Look through the listing for the word "source". Copy each line that has it.

##### DATASET ROWS

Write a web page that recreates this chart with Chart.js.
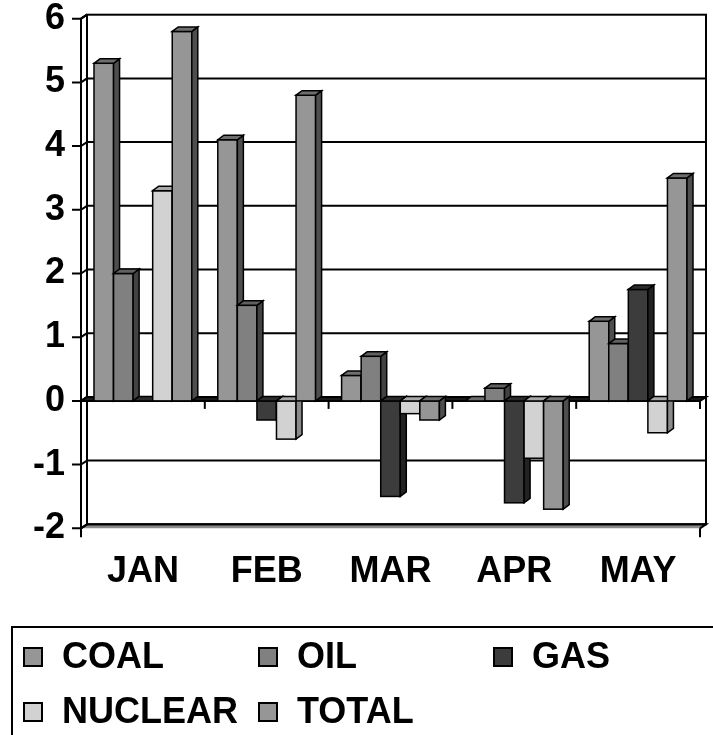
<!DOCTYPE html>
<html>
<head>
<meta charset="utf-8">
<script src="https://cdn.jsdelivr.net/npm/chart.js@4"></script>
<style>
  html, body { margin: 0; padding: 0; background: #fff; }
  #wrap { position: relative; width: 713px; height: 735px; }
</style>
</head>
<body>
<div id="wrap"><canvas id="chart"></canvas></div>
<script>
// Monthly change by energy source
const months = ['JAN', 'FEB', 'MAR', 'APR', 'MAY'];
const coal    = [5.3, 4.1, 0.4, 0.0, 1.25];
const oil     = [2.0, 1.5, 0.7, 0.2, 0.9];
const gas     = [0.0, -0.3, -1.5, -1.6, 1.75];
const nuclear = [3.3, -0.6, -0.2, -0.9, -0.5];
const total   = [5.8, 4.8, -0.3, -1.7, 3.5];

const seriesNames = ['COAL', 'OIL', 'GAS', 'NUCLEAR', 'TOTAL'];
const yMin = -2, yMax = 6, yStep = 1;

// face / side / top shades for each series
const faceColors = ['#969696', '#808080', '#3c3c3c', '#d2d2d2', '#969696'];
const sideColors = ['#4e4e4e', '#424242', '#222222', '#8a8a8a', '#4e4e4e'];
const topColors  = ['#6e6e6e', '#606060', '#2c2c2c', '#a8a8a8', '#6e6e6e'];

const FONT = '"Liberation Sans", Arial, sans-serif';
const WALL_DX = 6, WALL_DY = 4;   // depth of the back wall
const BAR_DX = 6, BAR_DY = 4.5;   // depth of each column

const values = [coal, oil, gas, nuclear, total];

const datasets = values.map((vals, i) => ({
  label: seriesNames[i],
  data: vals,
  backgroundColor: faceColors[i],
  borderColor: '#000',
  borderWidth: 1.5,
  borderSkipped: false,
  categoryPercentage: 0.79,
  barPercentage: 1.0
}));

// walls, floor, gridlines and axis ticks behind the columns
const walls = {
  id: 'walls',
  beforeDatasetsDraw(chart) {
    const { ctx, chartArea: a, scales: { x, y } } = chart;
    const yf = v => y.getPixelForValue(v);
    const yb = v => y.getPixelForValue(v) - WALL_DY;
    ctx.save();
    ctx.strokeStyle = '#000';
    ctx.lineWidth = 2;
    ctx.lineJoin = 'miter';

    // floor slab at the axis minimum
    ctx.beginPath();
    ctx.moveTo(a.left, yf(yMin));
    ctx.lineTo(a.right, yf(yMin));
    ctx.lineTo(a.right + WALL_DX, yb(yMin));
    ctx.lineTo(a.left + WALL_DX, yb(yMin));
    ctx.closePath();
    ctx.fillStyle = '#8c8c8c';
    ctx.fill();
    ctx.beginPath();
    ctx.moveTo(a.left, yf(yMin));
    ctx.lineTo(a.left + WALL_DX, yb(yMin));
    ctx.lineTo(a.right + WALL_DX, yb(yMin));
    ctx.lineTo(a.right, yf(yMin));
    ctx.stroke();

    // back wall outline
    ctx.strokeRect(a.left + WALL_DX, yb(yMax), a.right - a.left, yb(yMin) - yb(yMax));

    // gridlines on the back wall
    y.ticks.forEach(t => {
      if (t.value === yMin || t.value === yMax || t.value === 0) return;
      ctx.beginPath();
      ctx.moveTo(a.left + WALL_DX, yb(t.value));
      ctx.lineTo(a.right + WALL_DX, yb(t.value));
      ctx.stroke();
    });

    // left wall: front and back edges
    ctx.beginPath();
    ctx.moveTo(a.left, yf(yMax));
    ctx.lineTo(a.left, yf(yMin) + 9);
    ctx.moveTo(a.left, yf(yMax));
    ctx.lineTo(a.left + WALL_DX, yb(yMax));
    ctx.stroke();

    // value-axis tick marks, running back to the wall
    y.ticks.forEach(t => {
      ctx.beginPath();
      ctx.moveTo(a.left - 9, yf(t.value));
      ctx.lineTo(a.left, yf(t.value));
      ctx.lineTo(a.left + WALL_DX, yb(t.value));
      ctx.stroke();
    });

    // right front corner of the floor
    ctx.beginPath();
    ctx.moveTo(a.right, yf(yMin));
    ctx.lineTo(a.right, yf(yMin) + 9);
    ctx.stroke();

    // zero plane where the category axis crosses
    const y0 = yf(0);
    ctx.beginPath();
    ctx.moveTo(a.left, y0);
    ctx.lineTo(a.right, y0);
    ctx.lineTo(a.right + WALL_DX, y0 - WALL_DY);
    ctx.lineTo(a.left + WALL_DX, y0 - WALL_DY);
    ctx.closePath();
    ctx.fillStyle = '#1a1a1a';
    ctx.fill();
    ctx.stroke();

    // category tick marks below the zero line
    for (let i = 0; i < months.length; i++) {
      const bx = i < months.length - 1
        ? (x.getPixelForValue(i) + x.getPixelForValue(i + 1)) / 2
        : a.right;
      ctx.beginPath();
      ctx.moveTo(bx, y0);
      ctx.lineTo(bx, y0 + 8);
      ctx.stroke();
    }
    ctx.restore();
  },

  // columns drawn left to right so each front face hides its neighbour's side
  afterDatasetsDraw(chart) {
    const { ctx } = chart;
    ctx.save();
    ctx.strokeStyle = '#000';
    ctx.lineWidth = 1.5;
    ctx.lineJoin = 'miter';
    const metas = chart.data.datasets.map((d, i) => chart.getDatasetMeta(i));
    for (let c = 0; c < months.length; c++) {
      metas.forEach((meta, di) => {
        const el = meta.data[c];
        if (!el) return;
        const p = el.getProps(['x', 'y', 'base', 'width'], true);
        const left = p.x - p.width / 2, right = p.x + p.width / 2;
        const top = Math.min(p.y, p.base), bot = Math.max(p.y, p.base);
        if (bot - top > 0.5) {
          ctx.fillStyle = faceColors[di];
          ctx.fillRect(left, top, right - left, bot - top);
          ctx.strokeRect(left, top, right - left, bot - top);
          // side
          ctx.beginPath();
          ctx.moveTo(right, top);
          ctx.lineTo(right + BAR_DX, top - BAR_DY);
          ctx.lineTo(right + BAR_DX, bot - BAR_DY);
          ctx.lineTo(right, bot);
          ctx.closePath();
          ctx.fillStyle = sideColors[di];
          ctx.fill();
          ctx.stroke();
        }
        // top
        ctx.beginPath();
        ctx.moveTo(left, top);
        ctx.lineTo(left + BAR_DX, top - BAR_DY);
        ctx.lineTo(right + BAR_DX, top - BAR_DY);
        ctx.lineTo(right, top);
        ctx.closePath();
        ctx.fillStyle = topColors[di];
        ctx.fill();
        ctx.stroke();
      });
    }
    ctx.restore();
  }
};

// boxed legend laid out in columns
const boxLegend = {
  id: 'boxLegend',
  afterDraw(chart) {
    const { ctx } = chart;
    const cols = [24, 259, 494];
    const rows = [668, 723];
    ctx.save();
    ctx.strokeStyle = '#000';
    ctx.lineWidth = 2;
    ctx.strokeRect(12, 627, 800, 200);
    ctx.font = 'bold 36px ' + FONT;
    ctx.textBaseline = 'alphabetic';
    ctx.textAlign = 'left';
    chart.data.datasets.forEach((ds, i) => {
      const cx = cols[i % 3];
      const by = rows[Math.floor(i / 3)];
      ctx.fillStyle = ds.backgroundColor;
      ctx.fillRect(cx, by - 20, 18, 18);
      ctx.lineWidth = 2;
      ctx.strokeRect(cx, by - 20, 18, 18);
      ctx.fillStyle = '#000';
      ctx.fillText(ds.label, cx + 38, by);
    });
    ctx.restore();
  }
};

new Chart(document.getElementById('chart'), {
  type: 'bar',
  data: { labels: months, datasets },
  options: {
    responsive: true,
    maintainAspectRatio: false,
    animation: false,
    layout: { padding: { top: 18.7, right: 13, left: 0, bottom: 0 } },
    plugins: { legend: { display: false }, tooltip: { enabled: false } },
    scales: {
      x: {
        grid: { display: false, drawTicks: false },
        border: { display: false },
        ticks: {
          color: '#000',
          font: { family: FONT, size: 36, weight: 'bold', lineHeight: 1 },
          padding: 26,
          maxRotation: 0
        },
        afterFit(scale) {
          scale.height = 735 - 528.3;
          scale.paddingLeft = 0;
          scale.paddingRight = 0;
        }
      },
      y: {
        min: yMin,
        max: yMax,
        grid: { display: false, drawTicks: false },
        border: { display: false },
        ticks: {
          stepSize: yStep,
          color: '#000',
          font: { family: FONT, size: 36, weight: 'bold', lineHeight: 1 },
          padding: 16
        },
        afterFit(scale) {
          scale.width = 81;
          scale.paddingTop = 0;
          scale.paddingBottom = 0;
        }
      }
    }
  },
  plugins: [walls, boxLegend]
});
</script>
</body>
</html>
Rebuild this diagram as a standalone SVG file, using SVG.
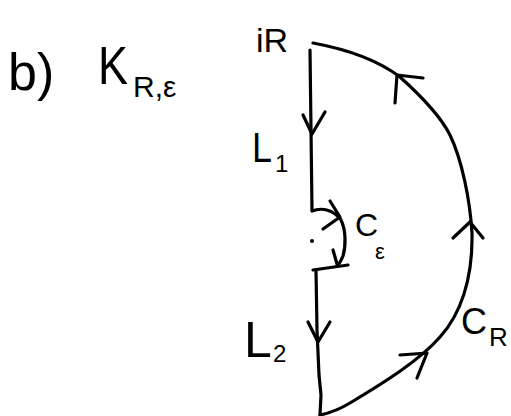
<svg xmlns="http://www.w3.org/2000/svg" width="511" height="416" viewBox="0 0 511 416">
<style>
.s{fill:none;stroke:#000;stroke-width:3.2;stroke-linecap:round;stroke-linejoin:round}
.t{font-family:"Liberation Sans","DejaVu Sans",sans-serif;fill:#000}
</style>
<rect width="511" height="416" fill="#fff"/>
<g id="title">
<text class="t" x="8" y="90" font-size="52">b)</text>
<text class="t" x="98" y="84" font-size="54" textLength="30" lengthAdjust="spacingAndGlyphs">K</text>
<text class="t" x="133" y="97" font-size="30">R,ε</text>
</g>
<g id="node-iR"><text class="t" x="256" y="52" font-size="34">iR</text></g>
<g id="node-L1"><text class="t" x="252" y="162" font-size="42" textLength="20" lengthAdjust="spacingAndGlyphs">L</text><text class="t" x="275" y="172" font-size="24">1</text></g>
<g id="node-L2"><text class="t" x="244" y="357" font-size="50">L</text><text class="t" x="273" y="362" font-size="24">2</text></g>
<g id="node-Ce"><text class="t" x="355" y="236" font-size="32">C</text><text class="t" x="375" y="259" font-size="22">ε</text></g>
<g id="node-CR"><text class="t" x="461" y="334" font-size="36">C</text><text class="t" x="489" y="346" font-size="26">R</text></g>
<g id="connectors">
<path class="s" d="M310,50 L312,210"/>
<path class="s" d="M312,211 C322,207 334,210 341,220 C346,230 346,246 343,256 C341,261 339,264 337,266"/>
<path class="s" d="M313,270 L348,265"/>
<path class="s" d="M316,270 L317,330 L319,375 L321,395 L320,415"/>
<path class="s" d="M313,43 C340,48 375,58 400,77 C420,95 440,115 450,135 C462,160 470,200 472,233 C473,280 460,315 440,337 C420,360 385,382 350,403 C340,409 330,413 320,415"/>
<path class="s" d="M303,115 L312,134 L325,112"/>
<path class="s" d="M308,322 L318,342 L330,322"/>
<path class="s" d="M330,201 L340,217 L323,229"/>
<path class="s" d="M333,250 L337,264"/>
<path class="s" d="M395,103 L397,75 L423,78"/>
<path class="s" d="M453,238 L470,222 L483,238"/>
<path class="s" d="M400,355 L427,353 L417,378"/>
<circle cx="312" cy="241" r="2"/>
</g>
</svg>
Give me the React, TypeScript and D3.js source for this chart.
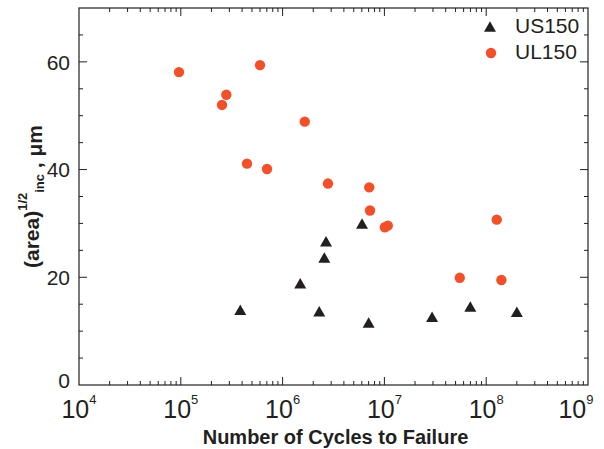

##########

▶ [FINAL RESULT]
// Monthly change by energy source
Give me the React, TypeScript and D3.js source for this chart.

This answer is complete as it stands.